GIVEN INFORMATION ::

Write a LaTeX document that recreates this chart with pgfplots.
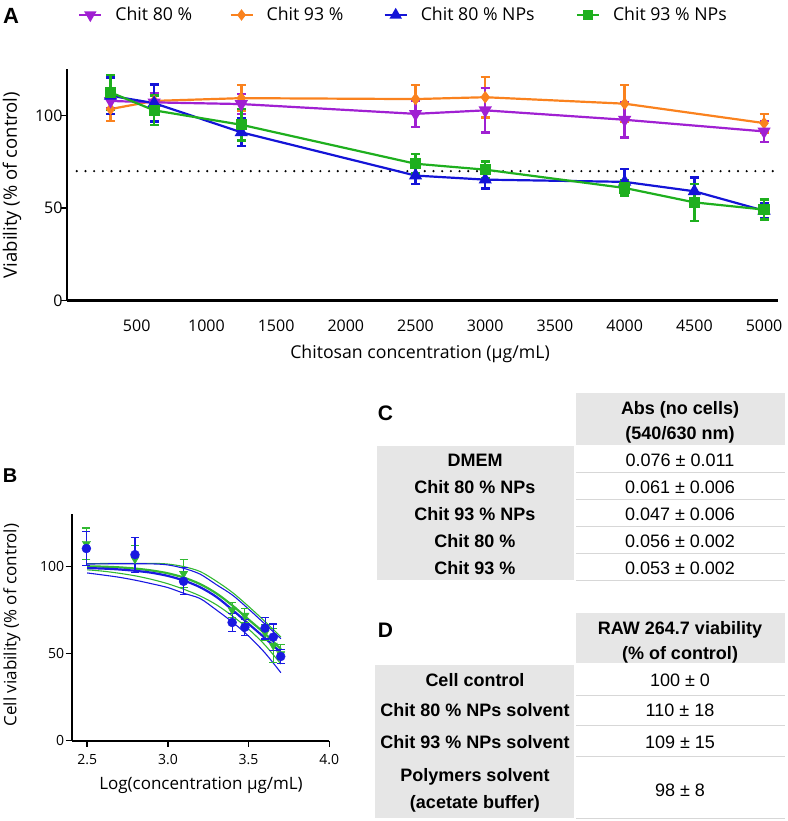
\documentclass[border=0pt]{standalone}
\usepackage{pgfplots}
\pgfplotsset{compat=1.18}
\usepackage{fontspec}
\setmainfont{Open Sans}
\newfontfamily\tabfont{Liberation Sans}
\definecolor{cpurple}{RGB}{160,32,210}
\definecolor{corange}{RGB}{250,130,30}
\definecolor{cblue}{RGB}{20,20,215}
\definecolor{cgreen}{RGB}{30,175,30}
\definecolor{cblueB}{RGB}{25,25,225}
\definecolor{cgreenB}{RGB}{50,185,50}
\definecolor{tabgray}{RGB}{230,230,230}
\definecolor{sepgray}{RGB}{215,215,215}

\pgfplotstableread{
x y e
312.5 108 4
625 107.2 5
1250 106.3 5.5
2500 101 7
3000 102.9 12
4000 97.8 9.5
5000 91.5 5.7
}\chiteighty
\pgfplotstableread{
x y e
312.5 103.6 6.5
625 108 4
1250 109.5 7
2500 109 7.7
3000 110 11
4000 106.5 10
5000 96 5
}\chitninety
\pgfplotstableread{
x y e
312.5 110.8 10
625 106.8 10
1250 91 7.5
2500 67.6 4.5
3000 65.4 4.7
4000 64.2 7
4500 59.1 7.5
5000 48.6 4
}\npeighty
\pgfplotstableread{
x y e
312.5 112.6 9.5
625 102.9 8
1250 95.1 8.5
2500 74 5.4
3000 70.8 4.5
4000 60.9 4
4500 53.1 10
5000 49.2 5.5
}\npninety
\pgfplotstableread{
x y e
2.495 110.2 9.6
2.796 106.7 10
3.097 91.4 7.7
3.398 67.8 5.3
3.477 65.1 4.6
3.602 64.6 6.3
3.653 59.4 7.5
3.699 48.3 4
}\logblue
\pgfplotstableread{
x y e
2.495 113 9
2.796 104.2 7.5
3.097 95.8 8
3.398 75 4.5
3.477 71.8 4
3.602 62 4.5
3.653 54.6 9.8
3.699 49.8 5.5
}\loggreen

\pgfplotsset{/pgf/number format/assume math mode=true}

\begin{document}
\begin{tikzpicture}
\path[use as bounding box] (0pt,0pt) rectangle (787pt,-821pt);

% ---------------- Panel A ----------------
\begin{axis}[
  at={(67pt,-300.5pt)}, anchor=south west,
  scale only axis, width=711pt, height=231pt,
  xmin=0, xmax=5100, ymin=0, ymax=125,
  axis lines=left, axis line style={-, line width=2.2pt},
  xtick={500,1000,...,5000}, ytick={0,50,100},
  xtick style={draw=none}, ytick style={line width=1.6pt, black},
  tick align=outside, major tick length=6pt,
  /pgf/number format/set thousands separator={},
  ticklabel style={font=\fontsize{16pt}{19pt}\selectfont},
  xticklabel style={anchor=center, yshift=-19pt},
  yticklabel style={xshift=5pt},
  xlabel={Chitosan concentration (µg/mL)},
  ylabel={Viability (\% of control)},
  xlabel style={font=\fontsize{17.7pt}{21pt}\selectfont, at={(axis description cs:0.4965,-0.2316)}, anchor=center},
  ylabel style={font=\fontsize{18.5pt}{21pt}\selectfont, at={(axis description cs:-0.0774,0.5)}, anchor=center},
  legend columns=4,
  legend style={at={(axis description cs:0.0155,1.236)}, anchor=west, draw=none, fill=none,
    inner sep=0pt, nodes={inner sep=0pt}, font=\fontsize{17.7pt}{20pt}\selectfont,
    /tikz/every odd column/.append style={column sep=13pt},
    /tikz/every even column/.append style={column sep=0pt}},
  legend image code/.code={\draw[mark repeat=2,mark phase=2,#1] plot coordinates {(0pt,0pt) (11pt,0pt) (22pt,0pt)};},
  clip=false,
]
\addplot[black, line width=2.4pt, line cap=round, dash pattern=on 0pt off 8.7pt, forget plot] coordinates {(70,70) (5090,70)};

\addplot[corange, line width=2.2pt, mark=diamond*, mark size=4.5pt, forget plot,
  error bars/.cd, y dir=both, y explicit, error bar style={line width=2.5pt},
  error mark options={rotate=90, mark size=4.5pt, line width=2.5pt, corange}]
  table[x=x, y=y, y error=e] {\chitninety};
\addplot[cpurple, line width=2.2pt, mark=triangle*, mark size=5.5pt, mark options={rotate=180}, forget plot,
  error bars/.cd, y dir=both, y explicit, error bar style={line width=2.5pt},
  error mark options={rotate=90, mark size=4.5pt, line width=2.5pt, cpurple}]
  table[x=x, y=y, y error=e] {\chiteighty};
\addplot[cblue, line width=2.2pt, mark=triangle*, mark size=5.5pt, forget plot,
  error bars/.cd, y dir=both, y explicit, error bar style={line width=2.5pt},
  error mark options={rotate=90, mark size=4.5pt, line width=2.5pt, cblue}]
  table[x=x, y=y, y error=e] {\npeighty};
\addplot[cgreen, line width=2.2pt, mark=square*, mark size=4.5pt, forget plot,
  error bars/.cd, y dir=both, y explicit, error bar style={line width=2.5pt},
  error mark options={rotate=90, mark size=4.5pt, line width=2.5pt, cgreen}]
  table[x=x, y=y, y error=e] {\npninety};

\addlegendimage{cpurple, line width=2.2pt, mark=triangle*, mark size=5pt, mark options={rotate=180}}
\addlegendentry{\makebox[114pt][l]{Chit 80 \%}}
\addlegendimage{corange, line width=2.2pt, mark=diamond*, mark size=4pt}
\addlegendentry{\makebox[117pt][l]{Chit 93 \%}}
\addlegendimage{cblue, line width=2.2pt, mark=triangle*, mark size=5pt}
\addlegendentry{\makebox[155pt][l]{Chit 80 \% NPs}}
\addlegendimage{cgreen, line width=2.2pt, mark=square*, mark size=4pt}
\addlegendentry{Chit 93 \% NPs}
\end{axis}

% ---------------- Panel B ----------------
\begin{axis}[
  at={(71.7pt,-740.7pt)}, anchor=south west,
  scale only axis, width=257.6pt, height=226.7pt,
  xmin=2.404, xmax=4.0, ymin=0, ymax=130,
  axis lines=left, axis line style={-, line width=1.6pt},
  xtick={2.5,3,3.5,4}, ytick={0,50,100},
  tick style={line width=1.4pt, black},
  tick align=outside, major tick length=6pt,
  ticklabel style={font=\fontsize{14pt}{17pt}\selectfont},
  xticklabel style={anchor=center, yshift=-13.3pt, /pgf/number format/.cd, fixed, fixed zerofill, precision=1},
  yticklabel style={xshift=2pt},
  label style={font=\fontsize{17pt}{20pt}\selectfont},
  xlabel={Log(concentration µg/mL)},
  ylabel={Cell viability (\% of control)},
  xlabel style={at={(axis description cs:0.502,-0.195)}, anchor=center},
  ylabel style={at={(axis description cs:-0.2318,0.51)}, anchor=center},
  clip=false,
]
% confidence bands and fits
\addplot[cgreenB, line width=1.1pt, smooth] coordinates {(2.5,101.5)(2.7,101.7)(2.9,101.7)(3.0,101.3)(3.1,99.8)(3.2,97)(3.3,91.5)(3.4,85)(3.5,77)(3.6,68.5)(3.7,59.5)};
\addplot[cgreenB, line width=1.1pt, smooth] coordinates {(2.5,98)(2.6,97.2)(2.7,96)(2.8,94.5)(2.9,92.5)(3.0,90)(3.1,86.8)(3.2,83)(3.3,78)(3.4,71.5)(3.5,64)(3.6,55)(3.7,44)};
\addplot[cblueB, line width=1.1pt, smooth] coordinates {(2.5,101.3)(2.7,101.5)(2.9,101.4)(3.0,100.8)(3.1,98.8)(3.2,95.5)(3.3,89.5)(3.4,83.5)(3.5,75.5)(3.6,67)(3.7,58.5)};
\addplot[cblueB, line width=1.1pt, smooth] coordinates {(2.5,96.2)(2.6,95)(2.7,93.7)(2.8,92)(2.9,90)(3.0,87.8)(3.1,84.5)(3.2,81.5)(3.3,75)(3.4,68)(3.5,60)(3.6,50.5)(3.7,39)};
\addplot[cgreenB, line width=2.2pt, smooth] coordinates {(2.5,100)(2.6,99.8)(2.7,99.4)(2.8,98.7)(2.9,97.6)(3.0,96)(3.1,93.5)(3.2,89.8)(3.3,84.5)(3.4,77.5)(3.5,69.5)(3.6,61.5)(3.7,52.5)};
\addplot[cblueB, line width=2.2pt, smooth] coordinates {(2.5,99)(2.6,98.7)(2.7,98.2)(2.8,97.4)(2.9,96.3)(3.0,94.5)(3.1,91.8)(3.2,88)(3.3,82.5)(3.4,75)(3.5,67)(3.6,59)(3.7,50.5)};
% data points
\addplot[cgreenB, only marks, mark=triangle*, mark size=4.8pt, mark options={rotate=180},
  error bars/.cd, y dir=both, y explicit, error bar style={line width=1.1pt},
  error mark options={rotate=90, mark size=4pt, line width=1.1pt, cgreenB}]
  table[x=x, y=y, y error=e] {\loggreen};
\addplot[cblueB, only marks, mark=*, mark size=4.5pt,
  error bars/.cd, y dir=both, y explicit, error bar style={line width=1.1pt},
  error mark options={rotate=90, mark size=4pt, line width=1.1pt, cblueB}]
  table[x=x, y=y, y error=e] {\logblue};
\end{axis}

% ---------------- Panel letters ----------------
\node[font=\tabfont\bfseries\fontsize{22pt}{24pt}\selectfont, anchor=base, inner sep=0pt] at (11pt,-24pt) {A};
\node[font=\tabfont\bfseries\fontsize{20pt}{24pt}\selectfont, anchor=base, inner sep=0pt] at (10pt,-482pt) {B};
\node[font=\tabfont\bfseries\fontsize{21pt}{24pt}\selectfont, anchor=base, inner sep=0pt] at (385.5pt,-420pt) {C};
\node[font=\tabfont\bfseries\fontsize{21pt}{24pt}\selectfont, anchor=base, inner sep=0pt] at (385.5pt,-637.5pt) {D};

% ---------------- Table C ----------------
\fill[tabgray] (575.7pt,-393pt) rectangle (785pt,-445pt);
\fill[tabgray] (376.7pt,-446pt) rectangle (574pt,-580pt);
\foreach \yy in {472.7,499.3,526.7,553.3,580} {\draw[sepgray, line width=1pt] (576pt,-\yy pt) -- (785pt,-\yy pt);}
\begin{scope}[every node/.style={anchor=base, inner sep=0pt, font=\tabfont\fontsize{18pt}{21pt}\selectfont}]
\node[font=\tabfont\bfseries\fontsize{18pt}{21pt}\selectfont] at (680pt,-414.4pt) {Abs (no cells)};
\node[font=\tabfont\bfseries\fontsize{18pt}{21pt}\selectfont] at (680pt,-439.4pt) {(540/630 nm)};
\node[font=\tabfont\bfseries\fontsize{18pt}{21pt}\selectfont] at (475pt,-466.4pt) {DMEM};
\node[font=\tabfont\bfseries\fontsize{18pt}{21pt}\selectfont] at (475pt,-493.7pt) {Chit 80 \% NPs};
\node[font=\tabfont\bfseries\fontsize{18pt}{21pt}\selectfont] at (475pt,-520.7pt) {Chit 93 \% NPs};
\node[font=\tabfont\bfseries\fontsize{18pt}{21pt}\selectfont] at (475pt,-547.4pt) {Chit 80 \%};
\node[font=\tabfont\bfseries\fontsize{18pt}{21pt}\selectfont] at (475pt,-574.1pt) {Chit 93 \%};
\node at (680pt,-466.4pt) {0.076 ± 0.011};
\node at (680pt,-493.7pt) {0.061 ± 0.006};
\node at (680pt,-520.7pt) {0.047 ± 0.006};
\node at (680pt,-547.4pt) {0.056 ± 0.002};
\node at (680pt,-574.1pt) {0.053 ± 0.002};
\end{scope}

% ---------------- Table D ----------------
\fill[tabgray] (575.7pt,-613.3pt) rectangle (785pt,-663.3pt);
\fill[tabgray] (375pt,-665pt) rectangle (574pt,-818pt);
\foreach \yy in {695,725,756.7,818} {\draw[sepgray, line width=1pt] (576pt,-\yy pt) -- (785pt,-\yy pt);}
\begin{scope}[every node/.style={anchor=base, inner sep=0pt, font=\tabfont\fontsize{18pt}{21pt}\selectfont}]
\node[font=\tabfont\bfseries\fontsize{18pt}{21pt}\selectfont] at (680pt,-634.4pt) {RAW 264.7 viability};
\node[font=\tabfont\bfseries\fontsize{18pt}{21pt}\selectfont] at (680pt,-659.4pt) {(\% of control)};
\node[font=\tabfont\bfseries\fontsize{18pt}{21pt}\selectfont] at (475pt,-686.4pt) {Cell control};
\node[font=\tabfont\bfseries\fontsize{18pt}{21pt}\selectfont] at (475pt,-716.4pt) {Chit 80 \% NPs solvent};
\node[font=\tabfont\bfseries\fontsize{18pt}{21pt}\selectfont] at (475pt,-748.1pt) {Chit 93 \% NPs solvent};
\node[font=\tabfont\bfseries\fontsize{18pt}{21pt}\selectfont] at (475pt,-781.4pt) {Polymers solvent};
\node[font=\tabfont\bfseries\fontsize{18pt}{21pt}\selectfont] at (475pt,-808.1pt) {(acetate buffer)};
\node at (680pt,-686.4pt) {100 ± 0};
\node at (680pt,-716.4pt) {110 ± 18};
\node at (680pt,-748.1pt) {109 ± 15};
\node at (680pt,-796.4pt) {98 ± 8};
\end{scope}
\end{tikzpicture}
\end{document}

GOAL ::
Write out an exact copy of the listing, first line through the line containing "(0pt,0pt) rectangle (787pt,-821pt);", with the pictures left out.

ANSWER FOR THE TASK ::
Write a LaTeX document that recreates this chart with pgfplots.
\documentclass[border=0pt]{standalone}
\usepackage{pgfplots}
\pgfplotsset{compat=1.18}
\usepackage{fontspec}
\setmainfont{Open Sans}
\newfontfamily\tabfont{Liberation Sans}
\definecolor{cpurple}{RGB}{160,32,210}
\definecolor{corange}{RGB}{250,130,30}
\definecolor{cblue}{RGB}{20,20,215}
\definecolor{cgreen}{RGB}{30,175,30}
\definecolor{cblueB}{RGB}{25,25,225}
\definecolor{cgreenB}{RGB}{50,185,50}
\definecolor{tabgray}{RGB}{230,230,230}
\definecolor{sepgray}{RGB}{215,215,215}

\pgfplotstableread{
x y e
312.5 108 4
625 107.2 5
1250 106.3 5.5
2500 101 7
3000 102.9 12
4000 97.8 9.5
5000 91.5 5.7
}\chiteighty
\pgfplotstableread{
x y e
312.5 103.6 6.5
625 108 4
1250 109.5 7
2500 109 7.7
3000 110 11
4000 106.5 10
5000 96 5
}\chitninety
\pgfplotstableread{
x y e
312.5 110.8 10
625 106.8 10
1250 91 7.5
2500 67.6 4.5
3000 65.4 4.7
4000 64.2 7
4500 59.1 7.5
5000 48.6 4
}\npeighty
\pgfplotstableread{
x y e
312.5 112.6 9.5
625 102.9 8
1250 95.1 8.5
2500 74 5.4
3000 70.8 4.5
4000 60.9 4
4500 53.1 10
5000 49.2 5.5
}\npninety
\pgfplotstableread{
x y e
2.495 110.2 9.6
2.796 106.7 10
3.097 91.4 7.7
3.398 67.8 5.3
3.477 65.1 4.6
3.602 64.6 6.3
3.653 59.4 7.5
3.699 48.3 4
}\logblue
\pgfplotstableread{
x y e
2.495 113 9
2.796 104.2 7.5
3.097 95.8 8
3.398 75 4.5
3.477 71.8 4
3.602 62 4.5
3.653 54.6 9.8
3.699 49.8 5.5
}\loggreen

\pgfplotsset{/pgf/number format/assume math mode=true}

\begin{document}
\begin{tikzpicture}
\path[use as bounding box] (0pt,0pt) rectangle (787pt,-821pt);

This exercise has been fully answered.